A doctor in a sterile white coat stepped in, two assistants following. The doctor’s latex gloves creaked as he flexed his fingers around a thick syringe already filled with a dark red serum.
"Subject 12," he murmured, almost to himself, then cleared his throat. "You know the routine. Hold still."
The werewolf answered with a low, ragged growl.
The doctor didn’t flinch. Instead, he gave an order. "Begin."
The two assistants moved closer, one carrying a metal rod sparking faintly with electricity, the other holding a small injector of wolfsbane — the lab’s failsafe.
"Easy," one whispered, as if coaxing an animal.
But as the doctor reached for the werewolf’s arm, there was a sudden blur of motion.
A snarl ripped the air, savage and raw. The werewolf lunged forward, chains rattling like a struck bell, fangs bared.
His hand — gnarled with strain — shot forward, claws raking the doctor’s sleeve, tearing cloth and grazing skin.
The doctor cursed, stumbling back, eyes wide.
The assistant on the right reacted first, slamming the metal rod against the werewolf’s ribs. Blue light crackled, and the smell of burned flesh and singed fur filled the small space.
The werewolf howled, the sound low and hoarse, echoing through the corridor.
Still, he didn’t drop.
The other assistant lunged, driving the wolfsbane injector into his thigh.
The werewolf’s gasp almost drowned out the hiss of the liquid as his muscles locked up, seizing against the iron manacles.

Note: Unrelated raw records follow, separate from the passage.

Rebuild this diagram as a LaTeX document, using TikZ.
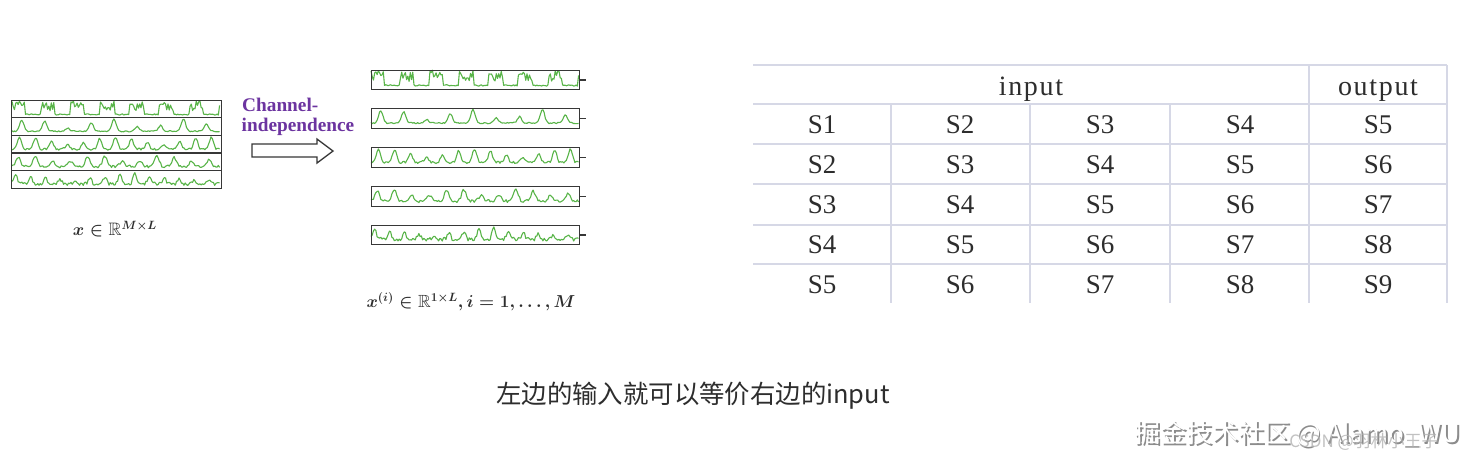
\documentclass[tikz,border=0pt]{standalone}
\usepackage{amssymb}
\usepackage{fontspec}
\setmainfont{Liberation Serif}
\newfontfamily\cjk{Noto Sans CJK SC}
\definecolor{wavegreen}{RGB}{88,180,72}
\definecolor{chanpurple}{RGB}{108,52,160}
\definecolor{gridline}{RGB}{214,216,230}
\definecolor{boxline}{RGB}{55,55,55}
\definecolor{txtgray}{RGB}{45,45,45}
\tikzset{
  wv/.style={wavegreen, line width=1.1pt, line join=round},
  rowbox/.style={draw=boxline, line width=1.4pt},
  grid/.style={gridline, line width=2pt},
  cell/.style={font=\fontsize{27}{30}\selectfont, text=txtgray, inner sep=0pt},
  head/.style={font=\fontsize{28}{30}\selectfont\addfontfeature{LetterSpace=6}, text=txtgray, inner sep=0pt, anchor=base},
  chan/.style={font=\fontsize{19.3}{21}\selectfont\bfseries, text=chanpurple, inner sep=0pt, anchor=base west},
  mlabel/.style={text=txtgray, inner sep=0pt},
}
\newcommand\wave[6]{% fn, seed, x0, ybottom, width, height
  \pgfmathsetseed{#2}
  \draw[wv] plot[domain=0:1,samples=170] ({#3+#5*\x},{#4-#6*#1(\x)});
}
\begin{document}
\begin{tikzpicture}[x=1pt,y=-1pt,
  declare function={
    wa(\u)=0.10+(0.25+0.6*rnd)*(sin(360*7*\u+20)>0.05)+0.08*rnd;
    wb(\u)=0.15+(0.5+0.3*sin(360*2.7*\u))*(0.5+0.5*sin(360*9*\u-60))^6+0.08*rnd;
    wc(\u)=0.10+(0.55+0.25*sin(360*2.3*\u+40))*(0.5+0.5*sin(360*13*\u-80))^3+0.13*rnd;
    wd(\u)=0.10+(0.5+0.2*sin(360*3.1*\u))*(0.5+0.5*sin(360*12*\u-40))^3+0.18*rnd;
    we(\u)=0.10+(0.4+0.2*sin(360*1.7*\u+90))*(0.5+0.5*sin(360*14*\u))^4+0.24*rnd;
  }]
\useasboundingbox[fill=white] (0,0) rectangle (1470,464);

% ---------- left stacked block ----------
\wave{wa}{3}{12}{116.6}{208}{15.6}
\wave{wb}{5}{12}{134.2}{208}{15.6}
\wave{wc}{7}{12}{151.8}{208}{15.6}
\wave{wd}{9}{12}{169.4}{208}{15.6}
\wave{we}{11}{12}{187.0}{208}{15.6}
\node[rowbox, minimum width=210pt, minimum height=88pt, anchor=north west, inner sep=0pt] (blk) at (11,100) {};
\foreach \yy in {117.6,135.2,152.8,170.4}
  \draw[boxline, line width=1.4pt] (blk.west |- 0,\yy) -- (blk.east |- 0,\yy);

\node[mlabel, font=\fontsize{18}{22}\selectfont\boldmath] (lx) at (115,229) {$x\in\mathbb{R}^{M\times L}$};

% ---------- channel independence ----------
\node[chan] (ch1) at (242,111.5) {Channel-};
\node[chan] (ch2) at (241.5,131.5) {independence};
\coordinate (arA) at (252,144);
\draw[boxline, line width=1.3pt, fill=white, line join=miter]
  (arA) -- ++(65,0) -- ++(0,-5) -- (333,151) -- (317,163) -- ++(0,-6) -- (252,157) -- cycle;

% ---------- right separated series ----------
\foreach \tp/\fn/\sd [count=\k] in {69.5/wa/3,108/wb/5,147/wc/7,186/wd/9,224.5/we/11}{
  \wave{\fn}{\sd}{371}{\tp+18.3}{208}{17.3}
  \node[rowbox, minimum width=208pt, minimum height=19.5pt, anchor=north west, inner sep=0pt] (r\k) at (371,\tp) {};
  \draw[boxline, line width=1.2pt] (r\k.east) -- ++(6,0);
}
\node[mlabel, font=\fontsize{17.6}{22}\selectfont\boldmath] (lxi) at (471,302) {$x^{(i)}\in\mathbb{R}^{1\times L}, i=1,\ldots,M$};

% ---------- table ----------
\foreach \yy in {65,104,144,184,224.5,264}
  \draw[grid] (753,\yy) -- (1447,\yy);
\draw[grid] (1309,65) -- (1309,303);
\draw[grid] (1447,65) -- (1447,303);
\foreach \xx in {891,1029.5,1170}
  \draw[grid] (\xx,104) -- (\xx,303);
\node[head] (hin) at (1031,95) {input};
\node[head] (hout) at (1378,95) {output};
\foreach \r [count=\i from 0] in {1,...,5}{
  \foreach \cx [count=\j from 0] in {822,960,1100,1240,1378}{
    \pgfmathtruncatemacro\v{\r+\j}
    \node[cell] (c-\r-\j) at (\cx,124.5+40*\i) {S\v};
  }
}

% ---------- caption ----------
\node[font=\cjk\fontsize{25.4}{28}\selectfont, text=txtgray, inner sep=0pt] (cap) at (693,396) {左边的输入就可以等价右边的input};

% ---------- watermarks ----------
\node[font=\cjk\fontsize{26}{28}\selectfont, text=black!45, inner sep=0pt] (wm1s) at (1299,435.5) {掘金技术社区 @ Alamo\_WU};
\node[font=\cjk\fontsize{26}{28}\selectfont, text=white, inner sep=0pt] (wm1) at (1297.5,434) {掘金技术社区 @ Alamo\_WU};
\node[font=\cjk\fontsize{17}{20}\selectfont, text=black!30, inner sep=0pt, opacity=0.8] (wm2) at (1364,442) {CSDN @羽林小王子};
\end{tikzpicture}
\end{document}
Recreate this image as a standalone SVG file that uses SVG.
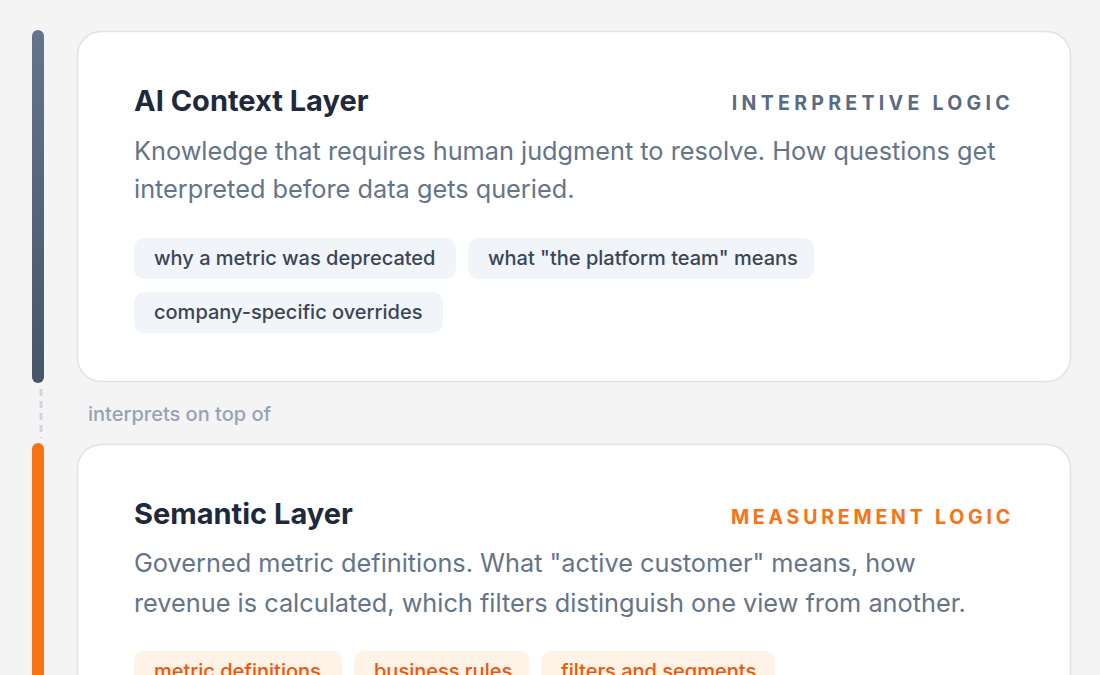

Breath rasped from his throat, sharp and broken. His head drooped, but those eyes — hateful and alive—never closed.
Across the hall was the main lab.
Behind observation glass, rows of metal tables glinted under fluorescent light, each fitted with cuffs, straps, and drains in the floor for what leaked out.
A young female werewolf, barely older than a girl, lay strapped to one of the tables. Electrodes marked her temples; a thick leather belt pinned her chest.
A scientist peered into a monitor, voice low.
"Heart rate spiking. Increase sedative, but keep her conscious."
Another scientist adjusted a dial on a humming machine. The girl’s breath came faster, shallow and ragged. Tears leaked sideways down her face, mingling with grime.
The first scientist read from his notes. "Subject 18. Prior exposure to serum batch 4B failed. Attempting batch 5C. Proceed."